HELSINKI, Nov 1 (Reuters) - Finland's Neste (NESTE.HE) said on Wednesday it plans to save 50 million euros ($53 million) annually through measures that include shedding 400 jobs globally to prepare for increasing competition in renewable fuels.
The refiner and biofuels producer has grown rapidly in recent years having invested early in renewable fuels it makes from waste and residue, as industries and transport operators seek greener alternatives for fuels to cut their emissions.
Neste said it would merge its Renewable Aviation, Renewable Road Transportation and Renewable Polymers and Chemicals divisions into one, and streamline its development portfolio.
Neste Chief Executive Matti Lehmus said the measures were inevitable to ensure the company's future growth and competitiveness.
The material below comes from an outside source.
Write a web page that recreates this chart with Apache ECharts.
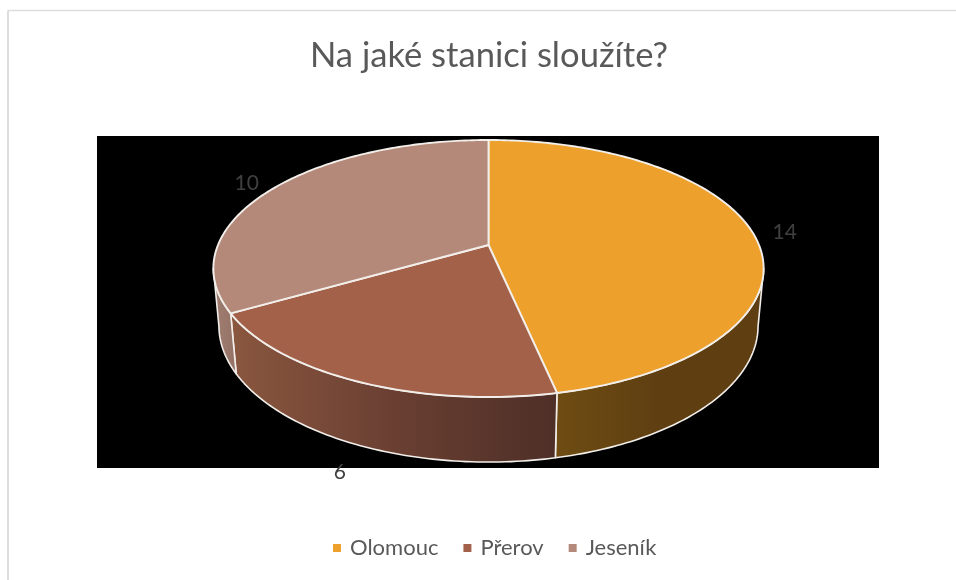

"When we look at our operational environment, markets grow but at the same time also competition is anticipated to increase," he told Reuters, adding his goal was to complete the measures by the next European spring.
Lehmus said the company's strategy of focusing on renewables and circular solutions would remain unchanged.
But Neste's rapid growth has led to complexity in its organisation as well as a large number of development projects which it will now reassess, he added.
Neste will now streamline the development portfolio to realise additional savings, majority of them during 2024, the company said.
"Our strategic focus is on expanding our raw material base in the short and long term," Lehmus said.
The company said the restructuring represented concrete steps as part of a plan presented in June to create more than 350 million euro in "additional value" by the end of 2026 compared to 2022.
Lehmus said the 350-million-euro value creation would be achieved both by increasing productivity and by cutting costs.